With all that in mind, news of Shaw’s specific approach shifts Dry Cleaning, at least in my head, from being a piece of arch-engineered art-rock to a place of radical honesty, something psychologically purer, and almost more compelling still. It crosses my mind to say something along these lines to the band while they’re in front of me, but, unsurprisingly, my social filter, my interviewer-persona perhaps, prevents it. How very Dry Cleaning.
It’s impressive that a band with only one album and thirty-odd published songs to their name so far has so strong an identity as to already feel adjectival, for stuff outside of music to be identifiable as “very Dry Cleaning”, whether that’s the boring dystopia of crap marketing messages or the doom-humour of burnout brought on by an unmediated diet of city trudge and endless scroll. It’s even more impressive, though, when you realise that this isn’t even a band with much of a manifesto. Possession of a manifesto would suggest a sense of intent that Dry Cleaning have obviously never had, as well as a youthful idealism that was behind them long before the band was even born. Instead, you sense, this is just a combination of good luck and carefully honed creativity from a group of people who are expert-level world-builders.

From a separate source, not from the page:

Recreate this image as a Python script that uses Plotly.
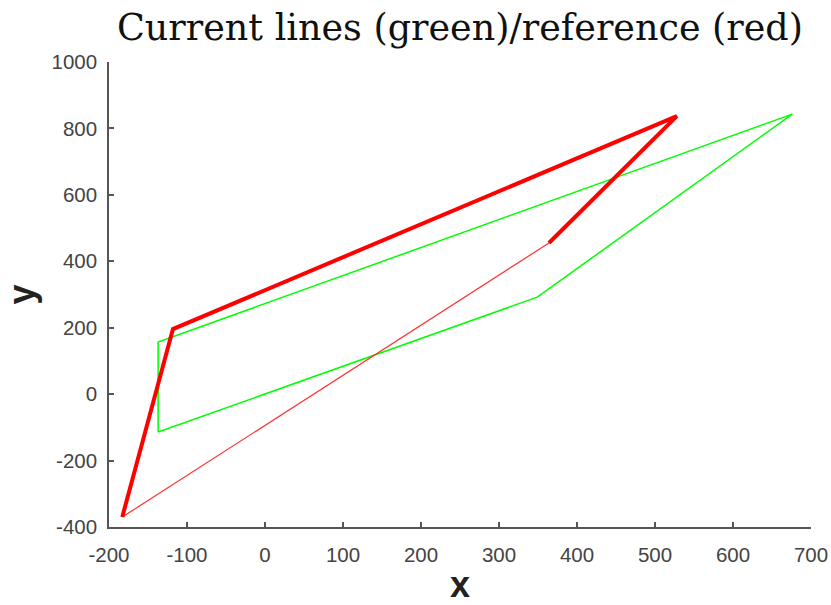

At no point in our day together do any of them utter the awful rock quote cliche “We’re just making this music for ourselves, and if anyone else likes it, that’s a bonus”, but if they did, it would be easy to believe them, such is their impressively laidback, self-possessed response to unexpectedly becoming A Big Band, with top-ten albums and world tours. The trick to such level-headedness appears to be acquiring a deep experience of creative satisfaction that’s sufficiently detached from any notions of “success” long before the three-album deals and magazine covers came calling, remembering that none of the machine surrounding their work is really that important. “There’s a very high likelihood that at some point we won’t like our records anymore,” admits Dowse at one point, exemplifying their outlook. “That happens. We’ve spent the last twenty years making music that no-one likes, so we’re used to it!”
Equally, Shaw’s assertion earlier in the day, too, that “I don’t ever find it that fun to do something the same way for a long time” also seems as good a signifier as any of how the band see their future. More likely, however, given the group personality of Dry Cleaning, is that they’ll keep on slowly evolving just as they have done already, in the manner of John Peel’s description of The Fall, “always different; always the same”. Like a brain that never stops pulsating, full of memories and echoes but never repetition, or the almost comically overwhelming sense of inner-consciousness that they evoke so well.